Want free time? Sometimes that means earning enough to work fewer hours or paying someone else to handle tasks like cleaning or childcare.
The internet often presents a soft life as a simple choice, but for many people, it's a privilege built on financial stability, supportive relationships, or flexible work.
We see the aesthetic morning routines.
We don't see the years of saving.
We see beautifully decorated apartments.
We don't see the roommates, side jobs, or family support that made them possible.
We see someone quitting a stressful job.
We don't always see the emergency fund that gave them the confidence to leave.
Social media is a highlight reel, and highlights rarely include the spreadsheets, sacrifices, or setbacks behind the scenes.
Here's the irony: the pursuit of a soft life can become another source of stress.
People feel pressure to buy the perfect skincare products, expensive candles, matching workout sets, luxury coffee, and curated home décor just to look like they're living peacefully online.
But peace isn't something you can purchase in aesthetic packaging.
If maintaining the image of a soft life leaves you anxious about money, you're no longer chasing peace, you're chasing appearances.
Real softness isn't measured by what you own.
Sometimes it's deleting work emails after office hours.
It's taking a walk without checking your phone every five minutes.
It's eating a homemade meal with people you care about.
It's protecting your boundaries.
It's getting enough sleep.
It's choosing relationships that bring calm instead of constant drama.
None of these require a perfect apartment or an expensive lifestyle.
Maybe success isn't owning everything.
Maybe it's not needing to prove anything.
A soft life isn't about escaping hard work altogether. It's about creating a life where work supports your well-being instead of consuming it.
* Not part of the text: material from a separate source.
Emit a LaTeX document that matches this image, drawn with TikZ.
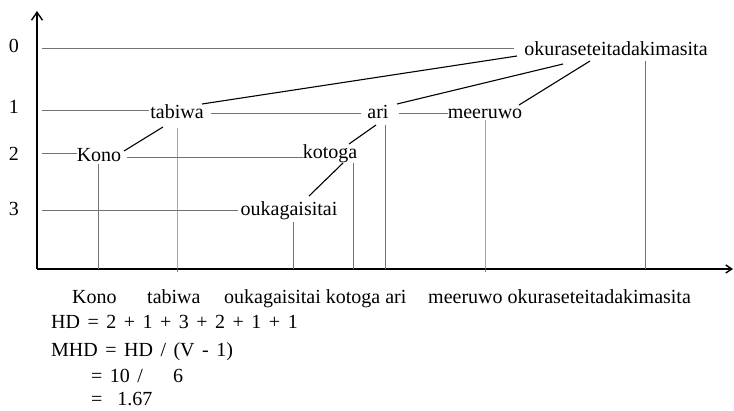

That version of success looks different for everyone.
For some, it's financial freedom.
For others, it's flexible hours.
For someone else, it's simply having enough stability to breathe.
The dream of a soft life isn't unrealistic but the version we often see online can be.
The goal shouldn't be to copy someone else's aesthetic. It should be to build a life that feels peaceful, sustainable, and authentic to your own circumstances.
Because at the end of the day, a truly soft life isn't defined by expensive coffee, spotless apartments, or perfectly curated routines.
It's defined by something much harder to capture in a photo:
The freedom to live with less stress, more intention, and enough room to simply be.